■ SUPPLIED DATA
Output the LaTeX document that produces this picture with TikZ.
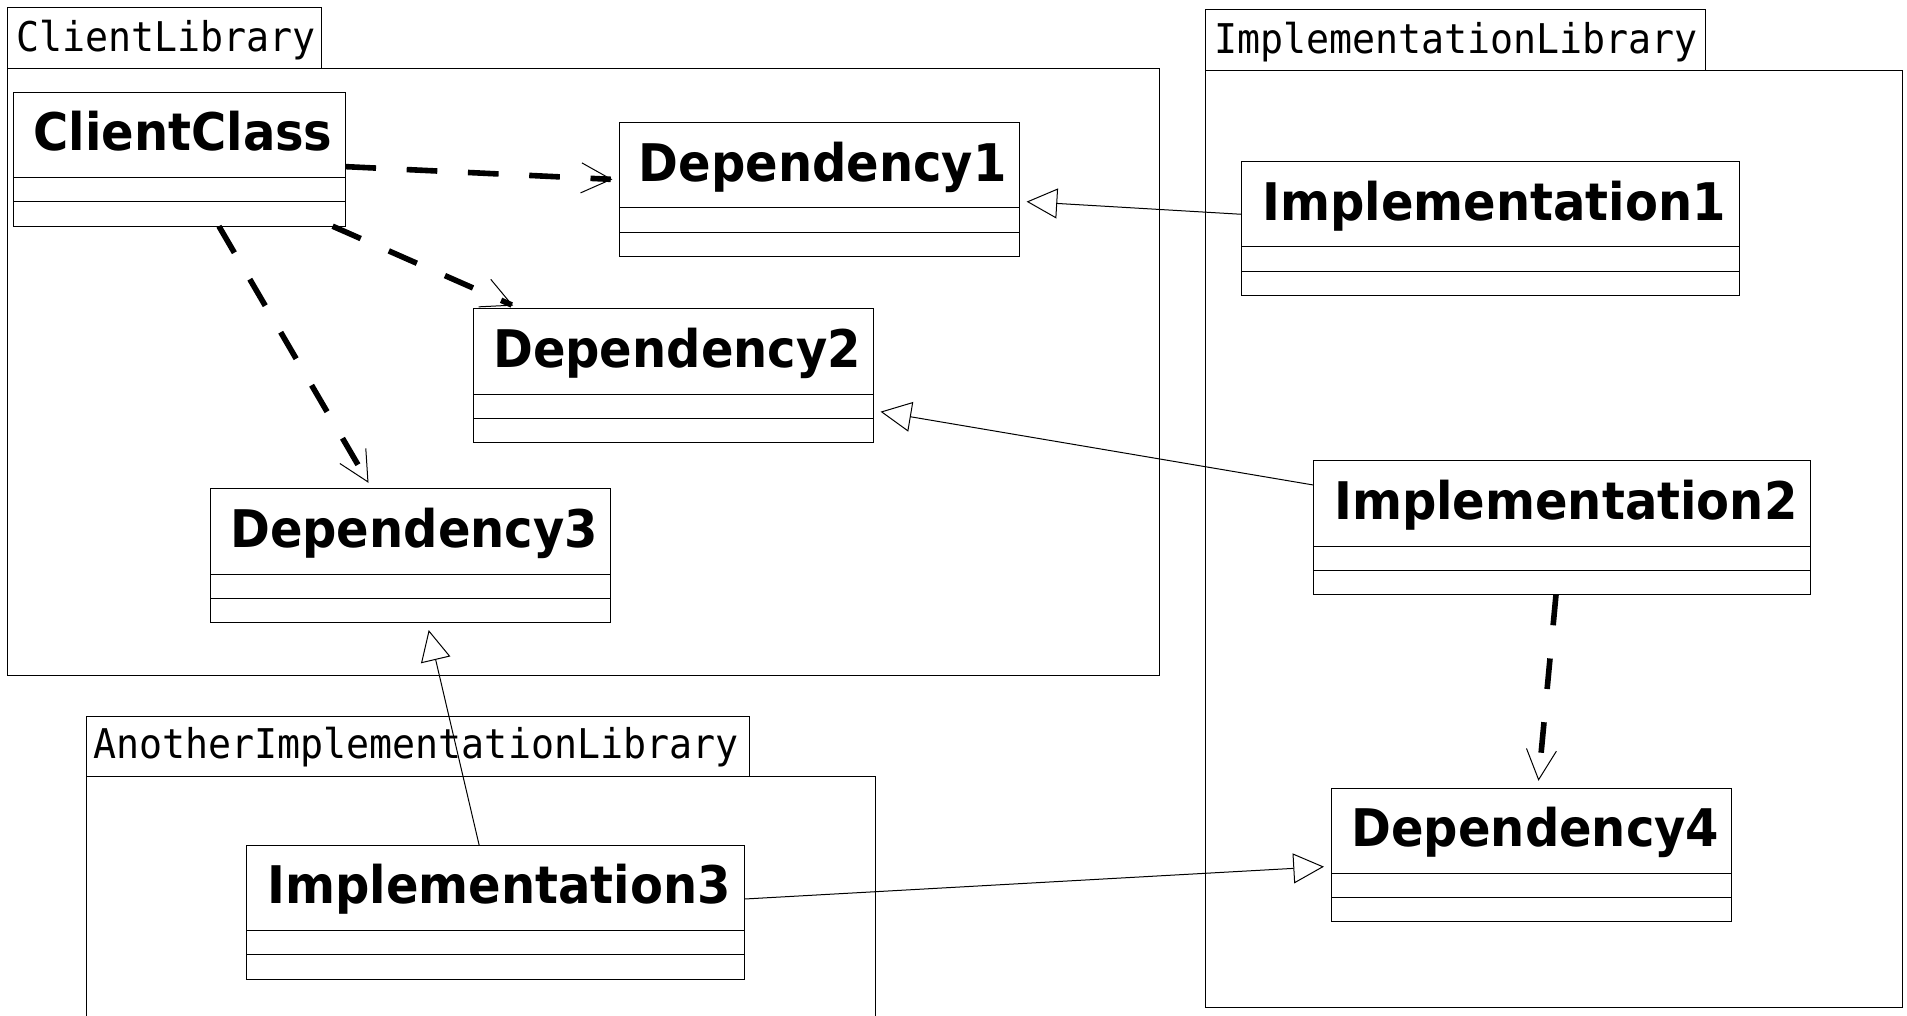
\documentclass[tikz,border=0pt]{standalone}
\usepackage{fontspec}
\usepackage{graphicx}
\usetikzlibrary{arrows.meta}
\newfontfamily\clsfont{DejaVu Sans}
\newfontfamily\pkgfont{DejaVu Sans Mono}
\tikzset{
  thinline/.style={line width=0.75pt, draw=black},
  clsbox/.style={draw=black, line width=0.75pt, inner sep=0pt, outer sep=0pt, rectangle},
  clstext/.style={font=\clsfont\bfseries\fontsize{36}{36}\selectfont, inner sep=0pt},
  pkgtext/.style={font=\pkgfont\fontsize{28.7}{28.7}\selectfont, inner sep=0pt, anchor=base west},
  depend/.style={line width=4.2pt, dash pattern=on 23pt off 23pt,
    -{Straight Barb[length=22.5pt,width=22.5pt,line width=0.75pt 0]}},
  realize/.style={line width=0.75pt, -{Triangle[open,length=23pt,width=22.5pt,line width=0.75pt 0]}},
}
% name, x1, y1, x2, text
\newcommand{\umlclass}[5]{%
  \node[clsbox, anchor=north west, minimum width={(#4-#2)*0.912pt}, minimum height=100.32pt] (#1) at (#2,#3) {};
  \draw[thinline] ([yshift=-63.84pt]#1.north west) -- ([yshift=-63.84pt]#1.north east);
  \draw[thinline] ([yshift=-82.08pt]#1.north west) -- ([yshift=-82.08pt]#1.north east);
  \node[clstext, anchor=base] (#1-t) at ([yshift=-43.78pt,xshift=2.7pt]#1.north) {\scalebox{1}[1.08]{#5}};
}
\begin{document}
\begin{tikzpicture}[x=0.912pt, y=-0.912pt]
\useasboundingbox (0,0) rectangle (1568,835);
\clip (0,0) rectangle (1568,835);

% packages
\draw[thinline] (6,6) rectangle (264,56);
\draw[thinline] (6,56) rectangle (953,555);
\node[pkgtext] (p1) at (13,42.5) {\scalebox{1}[1.07]{ClientLibrary}};

\draw[thinline] (991,8) rectangle (1402.5,58);
\draw[thinline] (991,58) rectangle (1564.5,828);
\node[pkgtext] (p2) at (998,44) {\scalebox{1}[1.07]{ImplementationLibrary}};

\draw[thinline] (71,589) rectangle (616,638.5);
\draw[thinline] (71,850) -- (71,638.5) -- (719.5,638.5) -- (719.5,850);
\node[pkgtext] (p3) at (76.5,623.5) {\scalebox{1}[1.07]{AnotherImplementationLibrary}};

% classes
\umlclass{cc}{11}{76}{284}{ClientClass}
\umlclass{dep1}{509}{101}{838}{Dependency1}
\umlclass{dep2}{389}{254}{718.5}{Dependency2}
\umlclass{dep3}{173}{402}{502}{Dependency3}
\umlclass{impl1}{1021}{133}{1430}{Implementation1}
\umlclass{impl2}{1080}{379}{1489}{Implementation2}
\umlclass{dep4}{1095}{648}{1424}{Dependency4}
\umlclass{impl3}{203}{695}{612}{Implementation3}

% dependencies
\draw[depend] ([yshift=-55.63pt]cc.north east) -- ([xshift=-5.02pt,yshift=-42.41pt]dep1.north west);
\draw[depend] ([xshift=-9.58pt]cc.south east) -- ([xshift=30.1pt,yshift=2.46pt]dep2.north west);
\draw[depend] ([xshift=154.13pt]cc.south west) -- ([xshift=118.56pt,yshift=4.56pt]dep3.north west);
\draw[depend, dash pattern=on 23pt off 25pt] ([xshift=181.85pt]impl2.south west) -- ([xshift=155.04pt,yshift=5.47pt]dep4.north west);

% realizations
\draw[realize] ([yshift=-39.4pt]impl1.north west) -- ([xshift=5.56pt,yshift=-59.1pt]dep1.north east);
\draw[realize] ([yshift=-18.06pt]impl2.north west) -- ([xshift=5.02pt,yshift=-77.06pt]dep2.north east);
\draw[realize] ([yshift=-40.31pt]impl3.north east) -- ([xshift=-5.84pt,yshift=-58.92pt]dep4.north west);
\draw[realize] ([xshift=174.19pt]impl3.north west) -- ([xshift=163.7pt,yshift=-5.47pt]dep3.south west);
\end{tikzpicture}
\end{document}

■ AIM
Repeat the full listing above exactly, with no pictures in the copy.

■ SOLUTION TO THIS EXERCISE
Output the LaTeX document that produces this picture with TikZ.
\documentclass[tikz,border=0pt]{standalone}
\usepackage{fontspec}
\usepackage{graphicx}
\usetikzlibrary{arrows.meta}
\newfontfamily\clsfont{DejaVu Sans}
\newfontfamily\pkgfont{DejaVu Sans Mono}
\tikzset{
  thinline/.style={line width=0.75pt, draw=black},
  clsbox/.style={draw=black, line width=0.75pt, inner sep=0pt, outer sep=0pt, rectangle},
  clstext/.style={font=\clsfont\bfseries\fontsize{36}{36}\selectfont, inner sep=0pt},
  pkgtext/.style={font=\pkgfont\fontsize{28.7}{28.7}\selectfont, inner sep=0pt, anchor=base west},
  depend/.style={line width=4.2pt, dash pattern=on 23pt off 23pt,
    -{Straight Barb[length=22.5pt,width=22.5pt,line width=0.75pt 0]}},
  realize/.style={line width=0.75pt, -{Triangle[open,length=23pt,width=22.5pt,line width=0.75pt 0]}},
}
% name, x1, y1, x2, text
\newcommand{\umlclass}[5]{%
  \node[clsbox, anchor=north west, minimum width={(#4-#2)*0.912pt}, minimum height=100.32pt] (#1) at (#2,#3) {};
  \draw[thinline] ([yshift=-63.84pt]#1.north west) -- ([yshift=-63.84pt]#1.north east);
  \draw[thinline] ([yshift=-82.08pt]#1.north west) -- ([yshift=-82.08pt]#1.north east);
  \node[clstext, anchor=base] (#1-t) at ([yshift=-43.78pt,xshift=2.7pt]#1.north) {\scalebox{1}[1.08]{#5}};
}
\begin{document}
\begin{tikzpicture}[x=0.912pt, y=-0.912pt]
\useasboundingbox (0,0) rectangle (1568,835);
\clip (0,0) rectangle (1568,835);

% packages
\draw[thinline] (6,6) rectangle (264,56);
\draw[thinline] (6,56) rectangle (953,555);
\node[pkgtext] (p1) at (13,42.5) {\scalebox{1}[1.07]{ClientLibrary}};

\draw[thinline] (991,8) rectangle (1402.5,58);
\draw[thinline] (991,58) rectangle (1564.5,828);
\node[pkgtext] (p2) at (998,44) {\scalebox{1}[1.07]{ImplementationLibrary}};

\draw[thinline] (71,589) rectangle (616,638.5);
\draw[thinline] (71,850) -- (71,638.5) -- (719.5,638.5) -- (719.5,850);
\node[pkgtext] (p3) at (76.5,623.5) {\scalebox{1}[1.07]{AnotherImplementationLibrary}};

% classes
\umlclass{cc}{11}{76}{284}{ClientClass}
\umlclass{dep1}{509}{101}{838}{Dependency1}
\umlclass{dep2}{389}{254}{718.5}{Dependency2}
\umlclass{dep3}{173}{402}{502}{Dependency3}
\umlclass{impl1}{1021}{133}{1430}{Implementation1}
\umlclass{impl2}{1080}{379}{1489}{Implementation2}
\umlclass{dep4}{1095}{648}{1424}{Dependency4}
\umlclass{impl3}{203}{695}{612}{Implementation3}

% dependencies
\draw[depend] ([yshift=-55.63pt]cc.north east) -- ([xshift=-5.02pt,yshift=-42.41pt]dep1.north west);
\draw[depend] ([xshift=-9.58pt]cc.south east) -- ([xshift=30.1pt,yshift=2.46pt]dep2.north west);
\draw[depend] ([xshift=154.13pt]cc.south west) -- ([xshift=118.56pt,yshift=4.56pt]dep3.north west);
\draw[depend, dash pattern=on 23pt off 25pt] ([xshift=181.85pt]impl2.south west) -- ([xshift=155.04pt,yshift=5.47pt]dep4.north west);

% realizations
\draw[realize] ([yshift=-39.4pt]impl1.north west) -- ([xshift=5.56pt,yshift=-59.1pt]dep1.north east);
\draw[realize] ([yshift=-18.06pt]impl2.north west) -- ([xshift=5.02pt,yshift=-77.06pt]dep2.north east);
\draw[realize] ([yshift=-40.31pt]impl3.north east) -- ([xshift=-5.84pt,yshift=-58.92pt]dep4.north west);
\draw[realize] ([xshift=174.19pt]impl3.north west) -- ([xshift=163.7pt,yshift=-5.47pt]dep3.south west);
\end{tikzpicture}
\end{document}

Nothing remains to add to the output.